> [AIM] In your copy, leave out the pictures; write out all the data exactly.

***

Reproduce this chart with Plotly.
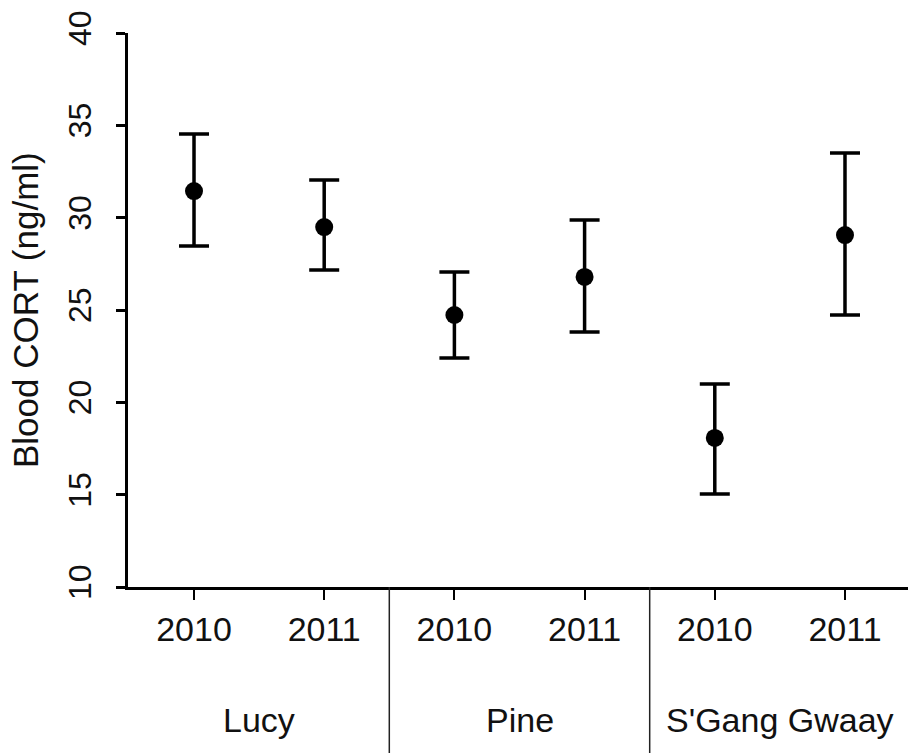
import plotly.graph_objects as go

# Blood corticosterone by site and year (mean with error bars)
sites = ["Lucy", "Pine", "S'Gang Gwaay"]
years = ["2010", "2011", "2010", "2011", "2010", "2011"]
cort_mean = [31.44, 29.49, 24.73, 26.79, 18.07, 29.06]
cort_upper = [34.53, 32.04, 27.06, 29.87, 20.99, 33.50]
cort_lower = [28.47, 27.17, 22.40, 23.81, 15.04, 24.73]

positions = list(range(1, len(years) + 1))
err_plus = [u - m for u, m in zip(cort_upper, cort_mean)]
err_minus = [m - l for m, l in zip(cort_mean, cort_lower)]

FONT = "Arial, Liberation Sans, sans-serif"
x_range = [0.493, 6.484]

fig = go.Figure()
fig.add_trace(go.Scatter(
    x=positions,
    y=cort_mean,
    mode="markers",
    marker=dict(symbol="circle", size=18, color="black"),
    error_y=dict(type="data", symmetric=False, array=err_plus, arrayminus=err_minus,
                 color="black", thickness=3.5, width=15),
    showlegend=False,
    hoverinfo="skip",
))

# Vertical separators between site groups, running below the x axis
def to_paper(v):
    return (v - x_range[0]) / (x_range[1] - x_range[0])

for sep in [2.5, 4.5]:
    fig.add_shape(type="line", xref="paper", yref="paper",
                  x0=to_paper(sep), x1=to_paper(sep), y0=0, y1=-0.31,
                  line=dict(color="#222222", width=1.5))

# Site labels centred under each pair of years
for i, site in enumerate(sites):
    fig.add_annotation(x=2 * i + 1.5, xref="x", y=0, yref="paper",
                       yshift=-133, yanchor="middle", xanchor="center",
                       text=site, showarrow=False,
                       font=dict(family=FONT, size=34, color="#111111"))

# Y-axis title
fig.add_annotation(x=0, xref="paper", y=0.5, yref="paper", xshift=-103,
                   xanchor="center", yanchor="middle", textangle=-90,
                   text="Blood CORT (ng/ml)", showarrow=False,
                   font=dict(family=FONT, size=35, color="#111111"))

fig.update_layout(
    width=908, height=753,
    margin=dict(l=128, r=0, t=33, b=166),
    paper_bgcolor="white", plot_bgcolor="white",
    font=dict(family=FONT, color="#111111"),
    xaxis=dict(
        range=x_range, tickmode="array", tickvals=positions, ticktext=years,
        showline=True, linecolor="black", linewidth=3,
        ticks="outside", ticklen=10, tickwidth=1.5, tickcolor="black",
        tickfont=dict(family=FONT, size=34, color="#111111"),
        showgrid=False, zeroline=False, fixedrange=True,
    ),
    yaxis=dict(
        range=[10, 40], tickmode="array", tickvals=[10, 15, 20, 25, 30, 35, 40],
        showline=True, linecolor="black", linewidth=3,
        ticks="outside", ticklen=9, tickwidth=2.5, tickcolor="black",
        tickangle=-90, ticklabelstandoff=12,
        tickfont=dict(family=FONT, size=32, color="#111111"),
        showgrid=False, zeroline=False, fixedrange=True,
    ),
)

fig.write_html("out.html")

***

> [RESPONSE TO THIS EXERCISE]
Reproduce this chart with Plotly.
import plotly.graph_objects as go

# Blood corticosterone by site and year (mean with error bars)
sites = ["Lucy", "Pine", "S'Gang Gwaay"]
years = ["2010", "2011", "2010", "2011", "2010", "2011"]
cort_mean = [31.44, 29.49, 24.73, 26.79, 18.07, 29.06]
cort_upper = [34.53, 32.04, 27.06, 29.87, 20.99, 33.50]
cort_lower = [28.47, 27.17, 22.40, 23.81, 15.04, 24.73]

positions = list(range(1, len(years) + 1))
err_plus = [u - m for u, m in zip(cort_upper, cort_mean)]
err_minus = [m - l for m, l in zip(cort_mean, cort_lower)]

FONT = "Arial, Liberation Sans, sans-serif"
x_range = [0.493, 6.484]

fig = go.Figure()
fig.add_trace(go.Scatter(
    x=positions,
    y=cort_mean,
    mode="markers",
    marker=dict(symbol="circle", size=18, color="black"),
    error_y=dict(type="data", symmetric=False, array=err_plus, arrayminus=err_minus,
                 color="black", thickness=3.5, width=15),
    showlegend=False,
    hoverinfo="skip",
))

# Vertical separators between site groups, running below the x axis
def to_paper(v):
    return (v - x_range[0]) / (x_range[1] - x_range[0])

for sep in [2.5, 4.5]:
    fig.add_shape(type="line", xref="paper", yref="paper",
                  x0=to_paper(sep), x1=to_paper(sep), y0=0, y1=-0.31,
                  line=dict(color="#222222", width=1.5))

# Site labels centred under each pair of years
for i, site in enumerate(sites):
    fig.add_annotation(x=2 * i + 1.5, xref="x", y=0, yref="paper",
                       yshift=-133, yanchor="middle", xanchor="center",
                       text=site, showarrow=False,
                       font=dict(family=FONT, size=34, color="#111111"))

# Y-axis title
fig.add_annotation(x=0, xref="paper", y=0.5, yref="paper", xshift=-103,
                   xanchor="center", yanchor="middle", textangle=-90,
                   text="Blood CORT (ng/ml)", showarrow=False,
                   font=dict(family=FONT, size=35, color="#111111"))

fig.update_layout(
    width=908, height=753,
    margin=dict(l=128, r=0, t=33, b=166),
    paper_bgcolor="white", plot_bgcolor="white",
    font=dict(family=FONT, color="#111111"),
    xaxis=dict(
        range=x_range, tickmode="array", tickvals=positions, ticktext=years,
        showline=True, linecolor="black", linewidth=3,
        ticks="outside", ticklen=10, tickwidth=1.5, tickcolor="black",
        tickfont=dict(family=FONT, size=34, color="#111111"),
        showgrid=False, zeroline=False, fixedrange=True,
    ),
    yaxis=dict(
        range=[10, 40], tickmode="array", tickvals=[10, 15, 20, 25, 30, 35, 40],
        showline=True, linecolor="black", linewidth=3,
        ticks="outside", ticklen=9, tickwidth=2.5, tickcolor="black",
        tickangle=-90, ticklabelstandoff=12,
        tickfont=dict(family=FONT, size=32, color="#111111"),
        showgrid=False, zeroline=False, fixedrange=True,
    ),
)

fig.write_html("out.html")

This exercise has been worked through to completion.